With inspiration from Flippinouts Ninja day hiker posted by Dallasdeadeye,I decided to add a couple of hole in my TOPFS..a very easy mod but IMO it add more versatility to a already versatile slingshot



















Loaded up ready to shoot










Oh look flat bands but no ties,tested 50 shots no slippage but that's early days,more testing is needed.



















I'm liking this TOPFS even more now if that's possible.


----------



## Imperial (Feb 9, 2011)

thats a nice looking pfs. nice mod to it, what size is the hole- im sure its under an 1/8th.


----------



## slingshot_sniper (Feb 20, 2011)

Imperial said:


> thats a nice looking pfs. nice mod to it, what size is the hole- im sure its under an 1/8th.


Thanks the holes are 4mm


----------



## Tirador (Jun 14, 2010)

Great mod! I love great slingshots with nice materials, like Bills! I even like it more when people have the the ballz to make great mods to them!


----------



## Bill Hays (Aug 9, 2010)

Looks good!
I probably should have done that in the first place, and saved you the trouble..


----------



## slingshot_sniper (Feb 20, 2011)

Bill Hays said:


> Looks good!
> I probably should have done that in the first place, and saved you the trouble..


Actually Bill I was not going to bother either as this shoots best with flats IMO but every now and then I like to give my latex a rest.

Kinda interlude it with tubes that way the latex will last me longer between orders,come to think of it I have the same plans with my seal sniper,

it will have two additional holes so one could use three tube set up (that idea came from your gallery pics) but this G10 is very tough on tools and I think I need to be more careful how I go about it as I don't have a drill press or band saw,essential if I'm going to keep the seal looking professional.

I'm ways of deciding on this yet and it maybe I'll keep it as is and just get a slingshot with holes for tubes in already for back up, when I wish to hold back a bit on my latex usage I think this maybe the best decision


----------



## e~shot (Jun 3, 2010)

That is a nice mod.

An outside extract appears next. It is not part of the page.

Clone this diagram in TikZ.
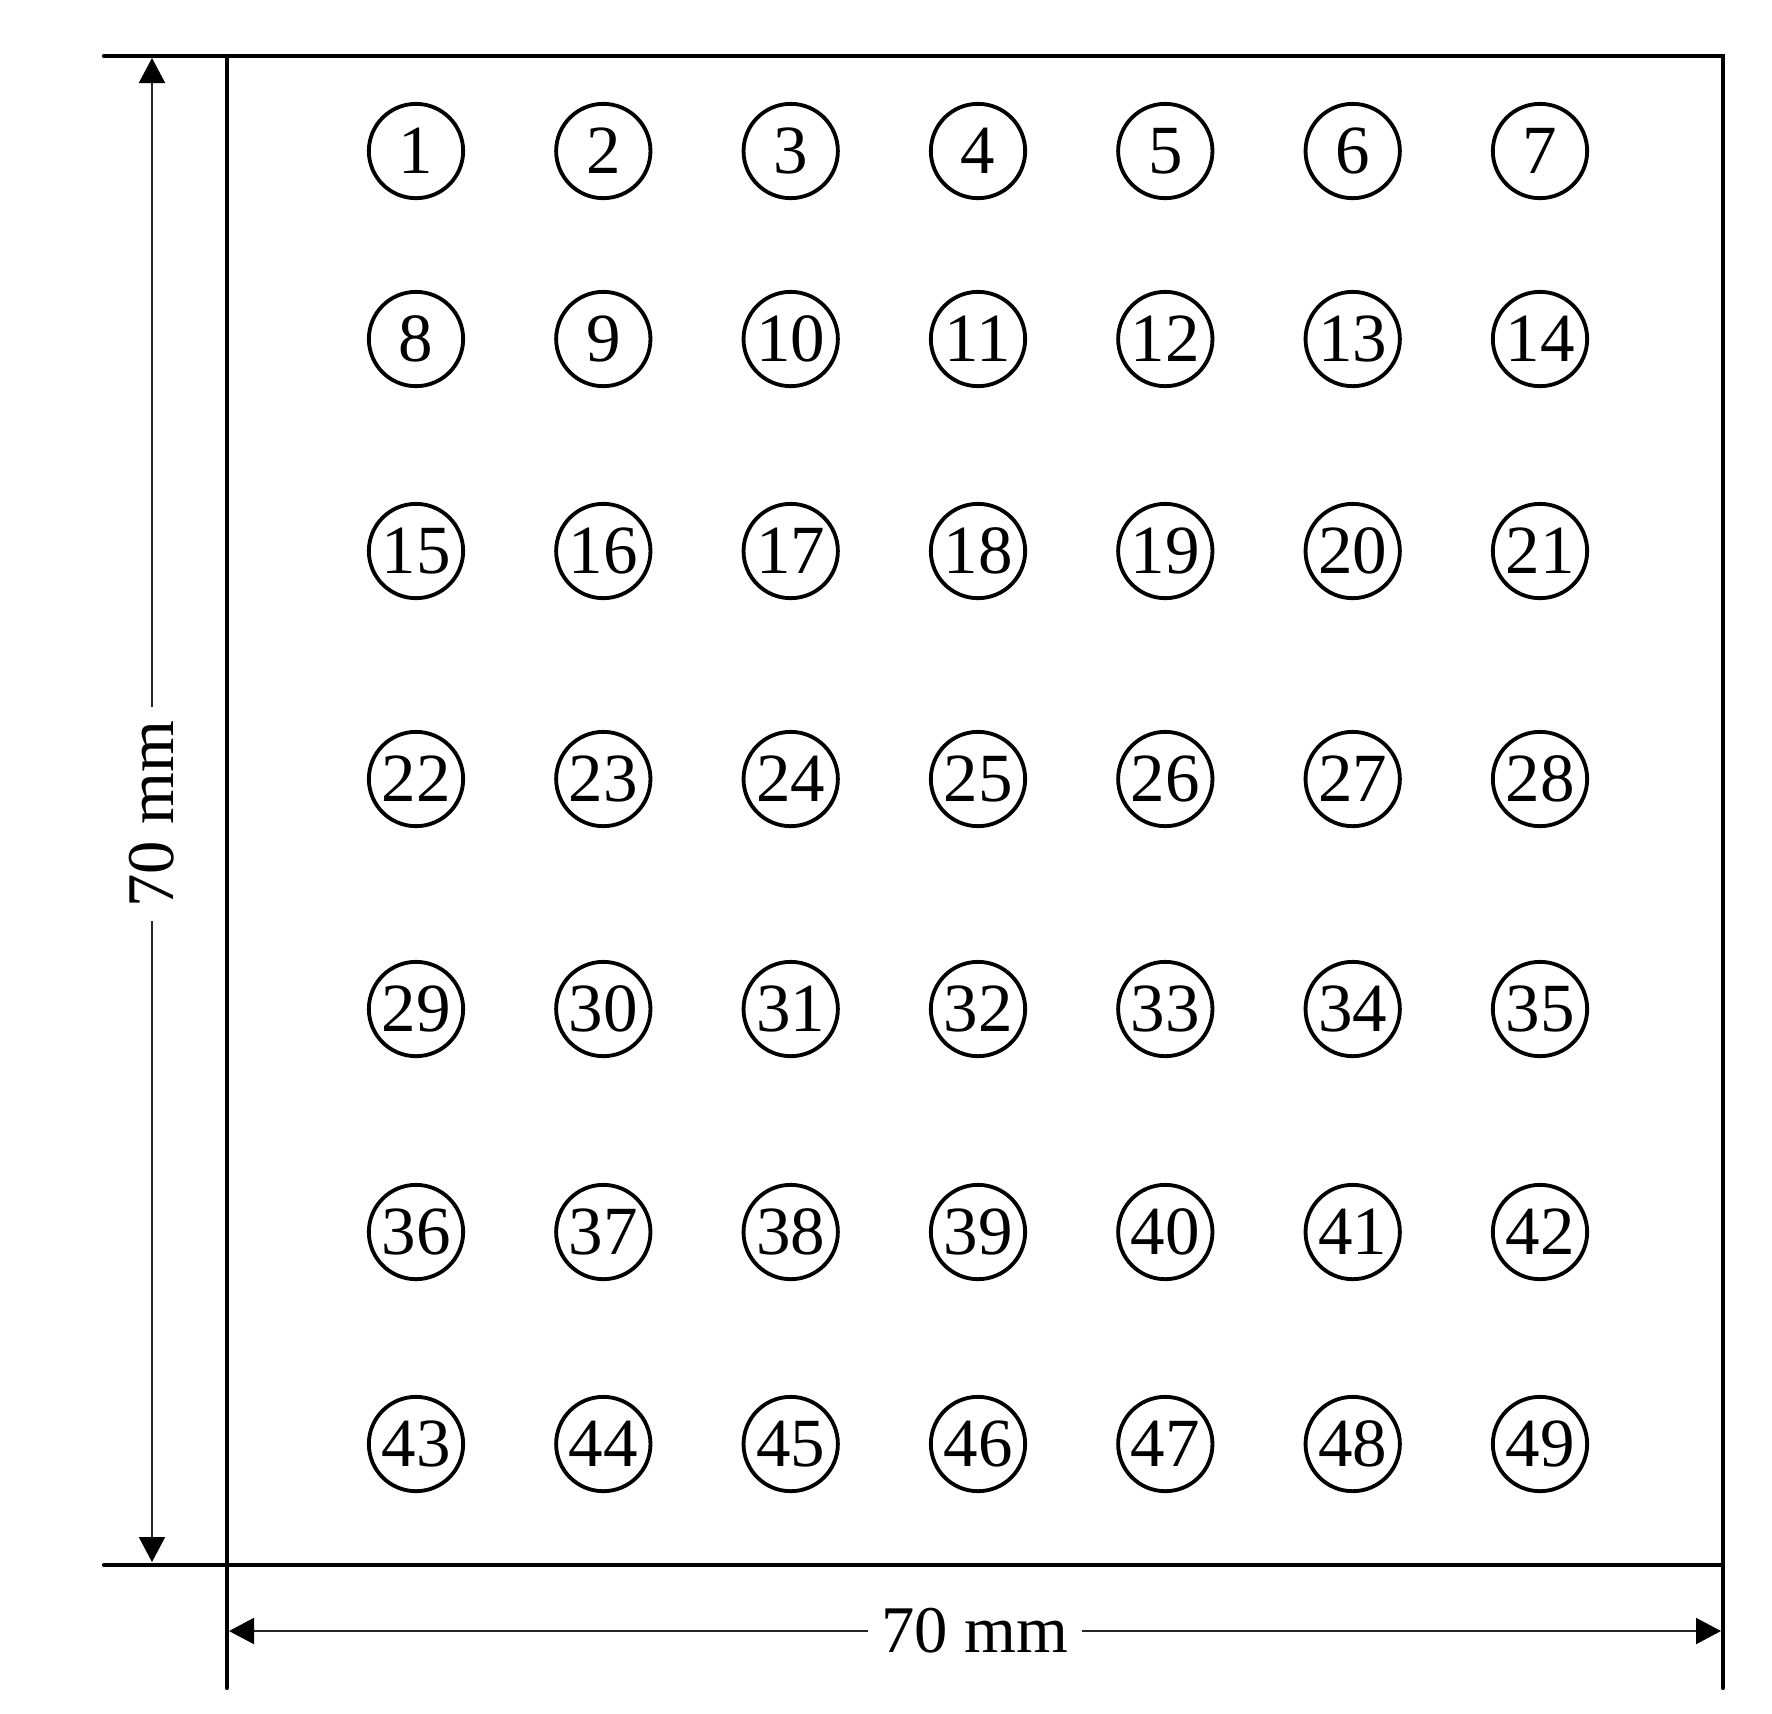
\documentclass[tikz,border=0pt]{standalone}
\usepackage{fontspec}
\setmainfont{Liberation Serif}
\usetikzlibrary{arrows.meta}
\begin{document}
\begin{tikzpicture}[x=0.3pt,y=-0.3pt,
  frameline/.style={line width=1.25pt, line cap=round, line join=miter},
  dimline/.style={line width=0.6pt, draw=black!85, -{Triangle[length=7.5pt,width=7.8pt,fill=black,color=black]}},
  hole/.style={circle, draw, line width=1.15pt, minimum size=28.3pt, inner sep=0pt,
    font=\fontsize{20.7pt}{24pt}\selectfont},
  dimlabel/.style={inner sep=3.8pt, font=\fontsize{20pt}{24pt}\selectfont}]
\useasboundingbox (0,0) rectangle (1772,1713);
% frame corners and extension ends
\coordinate (tlx) at (104,56);
\coordinate (tl) at (227,56);
\coordinate (tr) at (1723,56);
\coordinate (blx) at (104,1565);
\coordinate (bl) at (227,1565);
\coordinate (br) at (1723,1565);
\coordinate (lend) at (227,1688);
\coordinate (rend) at (1723,1688);
\draw[frameline] (tlx) -- (tr) -- (rend);
\draw[frameline] (tl) -- (lend);
\draw[frameline] (blx) -- (br);
% holes
\foreach \yy [count=\r from 0] in {151,339,551,779,1009,1232,1444} {
  \foreach \xx [count=\c from 1] in {416,603.3,790.7,978,1165.3,1352.7,1540} {
    \pgfmathtruncatemacro{\n}{\r*7+\c}
    \node[hole] (h\n) at (\xx,\yy) {\n};
  }
}
% vertical dimension
\node[dimlabel, rotate=90] (vlab) at (152,814) {70 mm};
\coordinate (vtop) at (152,58);
\coordinate (vbot) at (152,1562);
\draw[dimline] (vlab) -- (vtop);
\draw[dimline] (vlab) -- (vbot);
% horizontal dimension
\node[dimlabel] (hlab) at (975,1631) {70 mm};
\coordinate (hleft) at (229,1631);
\coordinate (hright) at (1721,1631);
\draw[dimline] (hlab) -- (hleft);
\draw[dimline] (hlab) -- (hright);
\end{tikzpicture}
\end{document}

SS


----------



## Ry-shot (Jul 22, 2011)

good idea ! would you shoot a ttf pickle fork if someone was selling them ???


----------



## slingshot_sniper (Feb 20, 2011)

Ry-shot said:


> good idea ! would you shoot a ttf pickle fork if someone was selling them ???


That wou;d depend..actually I can shoot TTF with this one[edit] Like thus


----------



## faca (Dec 24, 2009)

hi which is the use of this whaser?


----------



## slingshot_sniper (Feb 20, 2011)

faca said:


> hi which is the use of this whaser?


Pardon me but can you elaborate on the word "Whaser" ? if you mean washer! i.e the ring magnet at the end? ..well its to hold ammo and retain the shot in pouch until I'm ready to shoot...that is all.


----------